The Alabama law, similar to one in Texas that Laxalt voiced support for, would ban dilation and evacuation abortions, which are common later in a pregnancy. Opponents including Landry refer to them as dismemberment abortion because they involve using forceps to pull a fetus from a mother’s body in parts.
“It is disturbing that law prohibits animals or death row inmates from being killed by dismemberment, but does not provide the same protection for a defenseless unborn child,” Landry said. “Abortion by dismemberment kills fetuses by tearing them limb from limb while they are still alive in the womb. Not only is this type of abortion gruesome, but duly-elected state legislatures have also ruled it unlawful because it diminishes respect for human life.”
The case went before the 11th Circuit Court of Appeals for oral arguments in late May, but the court hasn’t yet ruled on the matter.
Laxalt has described his position as pro-life and he landed the endorsement of Nevada Right to Life, an organization that opposes abortion rights. In a 2018 candidate questionnaire, the group asks whether candidates support the reversal of Roe v. Wade and whether they support prohibitions on abortion past 20 weeks gestation, thought to be the point at which an unborn baby can feel pain.
His Democratic opponent Steve Sisolak, who has the endorsement of pro-abortion rights group NARAL, said he does not support restrictions on abortion.
While the future of Roe v. Wade appears to be more in play now that President Donald Trump has the opportunity to nominate a Supreme Court justice, abortion access in Nevada is somewhat more settled regardless of whether the 1973 decision is overturned.

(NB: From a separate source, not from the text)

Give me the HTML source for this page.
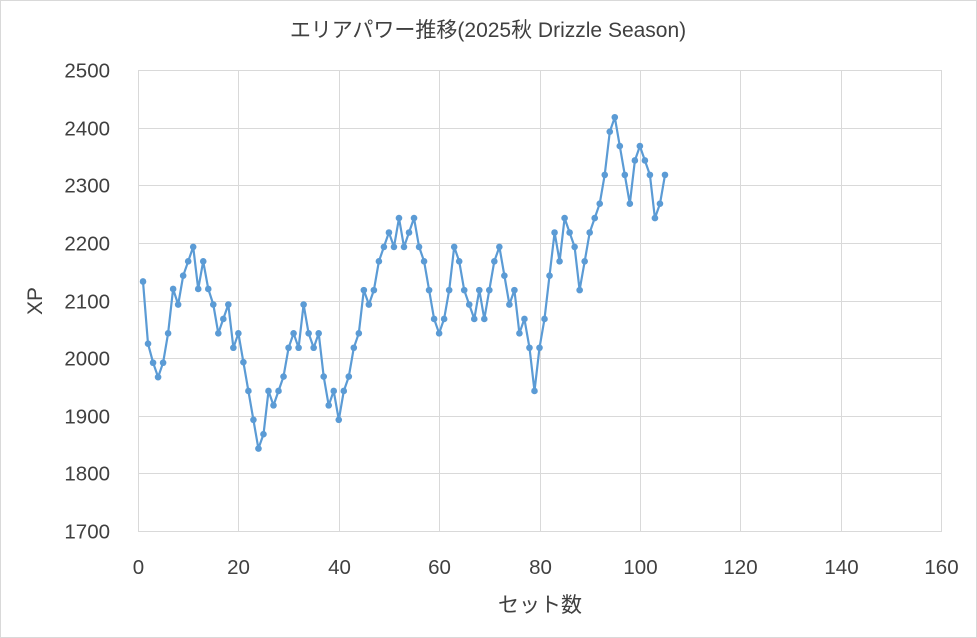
<!DOCTYPE html>
<html><head><meta charset="utf-8"><style>
body{margin:0;background:#fff}
svg{display:block}
text{font-family:"Liberation Sans","Noto Sans CJK JP",sans-serif;fill:#404040}
</style></head><body>
<svg id="s" width="977" height="638" xmlns="http://www.w3.org/2000/svg">
<rect x="0.5" y="0.5" width="976" height="637" fill="#fff" stroke="#d9d9d9"/>
<text x="488" y="37" font-size="21" text-anchor="middle">エリアパワー推移(2025秋 Drizzle Season)</text>
<g id="grid" stroke="#d9d9d9" stroke-width="1"></g>
<g id="lab" font-size="20.5"></g>
<text x="540" y="612" font-size="21" text-anchor="middle">セット数</text>
<text transform="translate(42,301) rotate(-90)" font-size="21" text-anchor="middle">XP</text>
<polyline id="ln" fill="none" stroke="#5b9bd5" stroke-width="2.2" stroke-linejoin="round"/>
<g id="pts" fill="#5b9bd5"></g>
</svg>
<script>
var d=[2133,2025,1992,1967,1992,2043,2120,2093,2143,2168,2193,2120,2168,2120,2093,2043,2068,2093,2018,2043,1993,1943,1893,1843,1868,1943,1918,1943,1968,2018,2043,2018,2093,2043,2018,2043,1968,1918,1943,1893,1943,1968,2018,2043,2118,2093,2118,2168,2193,2218,2193,2243,2193,2218,2243,2193,2168,2118,2068,2043,2068,2118,2193,2168,2118,2093,2068,2118,2068,2118,2168,2193,2143,2093,2118,2043,2068,2018,1943,2018,2068,2143,2218,2168,2243,2218,2193,2118,2168,2218,2243,2268,2318,2393,2418,2368,2318,2268,2343,2368,2343,2318,2243,2268,2318];
var X=function(v){return 138+v*803/160},Y=function(v){return 70+(2500-v)*461/800};
var ns="http://www.w3.org/2000/svg",g=document.getElementById('grid'),l=document.getElementById('lab');
function el(p,t,a,tx){var e=document.createElementNS(ns,t);for(var k in a)e.setAttribute(k,a[k]);if(tx!=null)e.textContent=tx;p.appendChild(e);}
for(var v=1700;v<=2500;v+=100){var y=Math.round(Y(v))+.5;el(g,'line',{x1:138,x2:941,y1:y,y2:y});el(l,'text',{x:110,y:y+7,'text-anchor':'end'},v);}
for(var i=0;i<=160;i+=20){var x=Math.round(X(i))+.5;el(g,'line',{x1:x,x2:x,y1:70,y2:532});el(l,'text',{x:x,y:574,'text-anchor':'middle'},i);}
var p=[],pt=document.getElementById('pts');
d.forEach(function(v,i){var x=X(i+1),y=Y(v);p.push(x.toFixed(1)+','+y.toFixed(1));el(pt,'circle',{cx:x,cy:y,r:3.3});});
document.getElementById('ln').setAttribute('points',p.join(' '));
</script>
</body></html>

Nevada voters essentially locked in state law provisions allowing for abortion with a statewide vote in 1990 in which nearly 64 percent supported allowing abortions within the first 24 weeks of pregnancy. And because the initiative passed a referendum vote, it’s set in place unless overturned by a direct vote of the people.
Laxalt acknowledged the limitations the referendum has imposed in the state in a press conference call on Tuesday.
Laxalt’s office didn’t respond to an inquiry from The Nevada Independent on Thursday about why he chose to sign on to the Louisiana brief, and seeking his response to criticism that the move came in contradiction to the will of a majority of Nevada voters in the 1990 vote.